- **WORK TO DO**
Repeat what the lines below say, word for word, and skip every image.

- **AVAILABLE DATA**
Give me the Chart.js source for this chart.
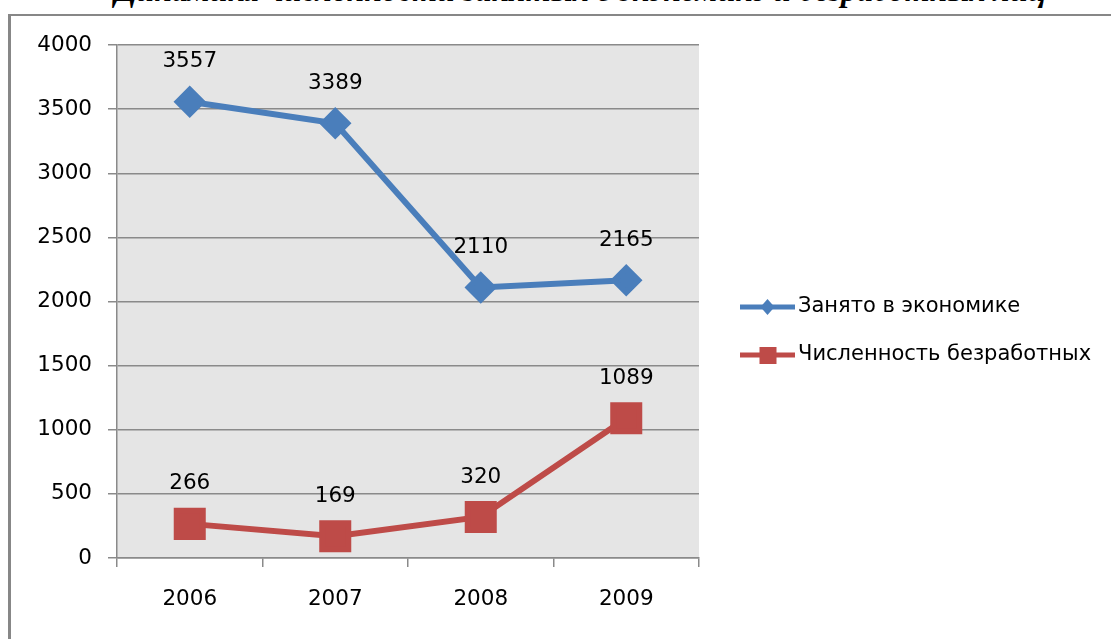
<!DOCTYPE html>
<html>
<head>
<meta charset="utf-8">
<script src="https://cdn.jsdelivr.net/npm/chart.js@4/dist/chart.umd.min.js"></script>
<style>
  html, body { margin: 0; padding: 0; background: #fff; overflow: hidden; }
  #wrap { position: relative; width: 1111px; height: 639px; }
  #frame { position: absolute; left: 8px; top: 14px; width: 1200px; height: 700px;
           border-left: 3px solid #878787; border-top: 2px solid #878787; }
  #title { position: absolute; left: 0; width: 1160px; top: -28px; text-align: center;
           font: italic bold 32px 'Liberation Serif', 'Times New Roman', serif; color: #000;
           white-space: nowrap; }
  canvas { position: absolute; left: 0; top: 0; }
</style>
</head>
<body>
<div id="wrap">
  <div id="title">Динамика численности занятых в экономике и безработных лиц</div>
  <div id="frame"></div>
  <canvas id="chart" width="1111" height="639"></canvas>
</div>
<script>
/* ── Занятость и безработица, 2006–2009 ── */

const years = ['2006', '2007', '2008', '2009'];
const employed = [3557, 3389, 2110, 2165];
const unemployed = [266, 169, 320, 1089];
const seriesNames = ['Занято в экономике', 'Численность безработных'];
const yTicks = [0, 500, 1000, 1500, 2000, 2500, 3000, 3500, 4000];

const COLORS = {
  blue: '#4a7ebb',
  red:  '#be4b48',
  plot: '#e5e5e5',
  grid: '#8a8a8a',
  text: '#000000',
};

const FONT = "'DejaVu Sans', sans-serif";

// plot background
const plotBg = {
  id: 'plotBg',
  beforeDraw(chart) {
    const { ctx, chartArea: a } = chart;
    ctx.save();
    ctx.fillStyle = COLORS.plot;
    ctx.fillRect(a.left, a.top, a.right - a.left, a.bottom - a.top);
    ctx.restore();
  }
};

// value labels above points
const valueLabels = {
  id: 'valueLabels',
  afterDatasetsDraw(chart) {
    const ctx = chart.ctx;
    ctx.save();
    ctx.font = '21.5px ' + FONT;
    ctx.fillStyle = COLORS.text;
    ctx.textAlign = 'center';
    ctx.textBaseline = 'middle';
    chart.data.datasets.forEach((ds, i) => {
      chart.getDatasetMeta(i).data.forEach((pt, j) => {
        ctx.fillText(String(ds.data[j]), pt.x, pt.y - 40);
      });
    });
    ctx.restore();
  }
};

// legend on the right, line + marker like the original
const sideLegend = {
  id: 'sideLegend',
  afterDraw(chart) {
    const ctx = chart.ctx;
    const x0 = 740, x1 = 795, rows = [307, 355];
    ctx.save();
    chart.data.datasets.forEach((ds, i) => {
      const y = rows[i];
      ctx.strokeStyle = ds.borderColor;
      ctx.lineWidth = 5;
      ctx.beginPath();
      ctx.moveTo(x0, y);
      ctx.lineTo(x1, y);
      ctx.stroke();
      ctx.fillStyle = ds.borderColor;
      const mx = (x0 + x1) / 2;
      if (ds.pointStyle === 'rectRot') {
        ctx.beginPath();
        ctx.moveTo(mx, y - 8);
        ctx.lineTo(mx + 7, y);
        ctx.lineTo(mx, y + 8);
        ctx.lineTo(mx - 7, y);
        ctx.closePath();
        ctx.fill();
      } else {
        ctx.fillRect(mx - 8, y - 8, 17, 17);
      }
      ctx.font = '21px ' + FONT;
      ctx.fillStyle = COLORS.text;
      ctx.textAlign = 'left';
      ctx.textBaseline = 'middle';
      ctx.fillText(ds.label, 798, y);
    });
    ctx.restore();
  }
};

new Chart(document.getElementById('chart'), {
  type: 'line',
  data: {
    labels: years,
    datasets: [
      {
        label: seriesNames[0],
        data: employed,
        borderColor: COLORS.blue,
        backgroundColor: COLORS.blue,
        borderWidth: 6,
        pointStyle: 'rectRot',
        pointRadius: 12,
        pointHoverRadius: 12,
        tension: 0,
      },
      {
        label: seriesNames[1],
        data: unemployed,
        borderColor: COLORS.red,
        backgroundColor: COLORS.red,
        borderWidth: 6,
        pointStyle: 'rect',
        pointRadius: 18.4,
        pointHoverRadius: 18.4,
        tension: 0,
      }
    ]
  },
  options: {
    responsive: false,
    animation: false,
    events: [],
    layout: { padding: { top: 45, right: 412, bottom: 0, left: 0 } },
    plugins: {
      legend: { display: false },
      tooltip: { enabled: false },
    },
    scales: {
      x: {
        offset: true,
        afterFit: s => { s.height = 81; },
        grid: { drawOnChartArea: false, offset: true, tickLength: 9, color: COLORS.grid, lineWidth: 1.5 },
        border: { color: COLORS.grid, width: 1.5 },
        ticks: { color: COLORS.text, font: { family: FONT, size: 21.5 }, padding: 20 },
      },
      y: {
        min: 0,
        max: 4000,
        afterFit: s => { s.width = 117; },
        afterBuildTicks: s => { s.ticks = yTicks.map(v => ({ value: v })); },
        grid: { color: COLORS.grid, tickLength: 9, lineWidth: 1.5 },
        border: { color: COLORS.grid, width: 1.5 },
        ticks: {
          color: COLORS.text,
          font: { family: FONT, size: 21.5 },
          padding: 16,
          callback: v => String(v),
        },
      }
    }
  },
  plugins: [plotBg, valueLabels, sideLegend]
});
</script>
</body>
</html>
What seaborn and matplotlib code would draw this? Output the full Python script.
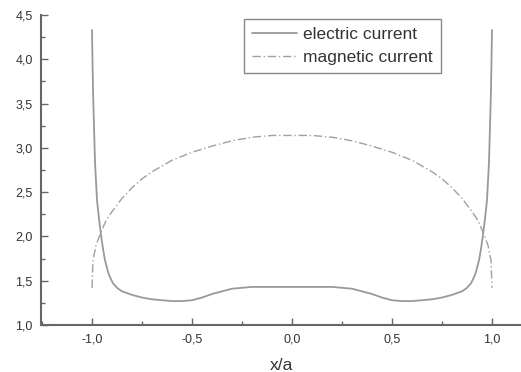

- **PROBLEM SOLUTION**
Give me the Chart.js source for this chart.
<!DOCTYPE html>
<html>
<head>
<meta charset="utf-8">
<script src="https://cdn.jsdelivr.net/npm/chart.js@4/dist/chart.umd.min.js"></script>
<style>
  html, body { margin: 0; padding: 0; background: #fff; overflow: hidden; }
  #wrap { position: relative; width: 1111px; height: 639px; }
  #frame { position: absolute; left: 8px; top: 14px; width: 1200px; height: 700px;
           border-left: 3px solid #878787; border-top: 2px solid #878787; }
  #title { position: absolute; left: 0; width: 1160px; top: -28px; text-align: center;
           font: italic bold 32px 'Liberation Serif', 'Times New Roman', serif; color: #000;
           white-space: nowrap; }
  canvas { position: absolute; left: 0; top: 0; }
</style>
</head>
<body>
<div id="wrap">
  <div id="title">Динамика численности занятых в экономике и безработных лиц</div>
  <div id="frame"></div>
  <canvas id="chart" width="1111" height="639"></canvas>
</div>
<script>
/* ── Занятость и безработица, 2006–2009 ── */

const years = ['2006', '2007', '2008', '2009'];
const employed = [3557, 3389, 2110, 2165];
const unemployed = [266, 169, 320, 1089];
const seriesNames = ['Занято в экономике', 'Численность безработных'];
const yTicks = [0, 500, 1000, 1500, 2000, 2500, 3000, 3500, 4000];

const COLORS = {
  blue: '#4a7ebb',
  red:  '#be4b48',
  plot: '#e5e5e5',
  grid: '#8a8a8a',
  text: '#000000',
};

const FONT = "'DejaVu Sans', sans-serif";

// plot background
const plotBg = {
  id: 'plotBg',
  beforeDraw(chart) {
    const { ctx, chartArea: a } = chart;
    ctx.save();
    ctx.fillStyle = COLORS.plot;
    ctx.fillRect(a.left, a.top, a.right - a.left, a.bottom - a.top);
    ctx.restore();
  }
};

// value labels above points
const valueLabels = {
  id: 'valueLabels',
  afterDatasetsDraw(chart) {
    const ctx = chart.ctx;
    ctx.save();
    ctx.font = '21.5px ' + FONT;
    ctx.fillStyle = COLORS.text;
    ctx.textAlign = 'center';
    ctx.textBaseline = 'middle';
    chart.data.datasets.forEach((ds, i) => {
      chart.getDatasetMeta(i).data.forEach((pt, j) => {
        ctx.fillText(String(ds.data[j]), pt.x, pt.y - 40);
      });
    });
    ctx.restore();
  }
};

// legend on the right, line + marker like the original
const sideLegend = {
  id: 'sideLegend',
  afterDraw(chart) {
    const ctx = chart.ctx;
    const x0 = 740, x1 = 795, rows = [307, 355];
    ctx.save();
    chart.data.datasets.forEach((ds, i) => {
      const y = rows[i];
      ctx.strokeStyle = ds.borderColor;
      ctx.lineWidth = 5;
      ctx.beginPath();
      ctx.moveTo(x0, y);
      ctx.lineTo(x1, y);
      ctx.stroke();
      ctx.fillStyle = ds.borderColor;
      const mx = (x0 + x1) / 2;
      if (ds.pointStyle === 'rectRot') {
        ctx.beginPath();
        ctx.moveTo(mx, y - 8);
        ctx.lineTo(mx + 7, y);
        ctx.lineTo(mx, y + 8);
        ctx.lineTo(mx - 7, y);
        ctx.closePath();
        ctx.fill();
      } else {
        ctx.fillRect(mx - 8, y - 8, 17, 17);
      }
      ctx.font = '21px ' + FONT;
      ctx.fillStyle = COLORS.text;
      ctx.textAlign = 'left';
      ctx.textBaseline = 'middle';
      ctx.fillText(ds.label, 798, y);
    });
    ctx.restore();
  }
};

new Chart(document.getElementById('chart'), {
  type: 'line',
  data: {
    labels: years,
    datasets: [
      {
        label: seriesNames[0],
        data: employed,
        borderColor: COLORS.blue,
        backgroundColor: COLORS.blue,
        borderWidth: 6,
        pointStyle: 'rectRot',
        pointRadius: 12,
        pointHoverRadius: 12,
        tension: 0,
      },
      {
        label: seriesNames[1],
        data: unemployed,
        borderColor: COLORS.red,
        backgroundColor: COLORS.red,
        borderWidth: 6,
        pointStyle: 'rect',
        pointRadius: 18.4,
        pointHoverRadius: 18.4,
        tension: 0,
      }
    ]
  },
  options: {
    responsive: false,
    animation: false,
    events: [],
    layout: { padding: { top: 45, right: 412, bottom: 0, left: 0 } },
    plugins: {
      legend: { display: false },
      tooltip: { enabled: false },
    },
    scales: {
      x: {
        offset: true,
        afterFit: s => { s.height = 81; },
        grid: { drawOnChartArea: false, offset: true, tickLength: 9, color: COLORS.grid, lineWidth: 1.5 },
        border: { color: COLORS.grid, width: 1.5 },
        ticks: { color: COLORS.text, font: { family: FONT, size: 21.5 }, padding: 20 },
      },
      y: {
        min: 0,
        max: 4000,
        afterFit: s => { s.width = 117; },
        afterBuildTicks: s => { s.ticks = yTicks.map(v => ({ value: v })); },
        grid: { color: COLORS.grid, tickLength: 9, lineWidth: 1.5 },
        border: { color: COLORS.grid, width: 1.5 },
        ticks: {
          color: COLORS.text,
          font: { family: FONT, size: 21.5 },
          padding: 16,
          callback: v => String(v),
        },
      }
    }
  },
  plugins: [plotBg, valueLabels, sideLegend]
});
</script>
</body>
</html>
What seaborn and matplotlib code would draw this? Output the full Python script.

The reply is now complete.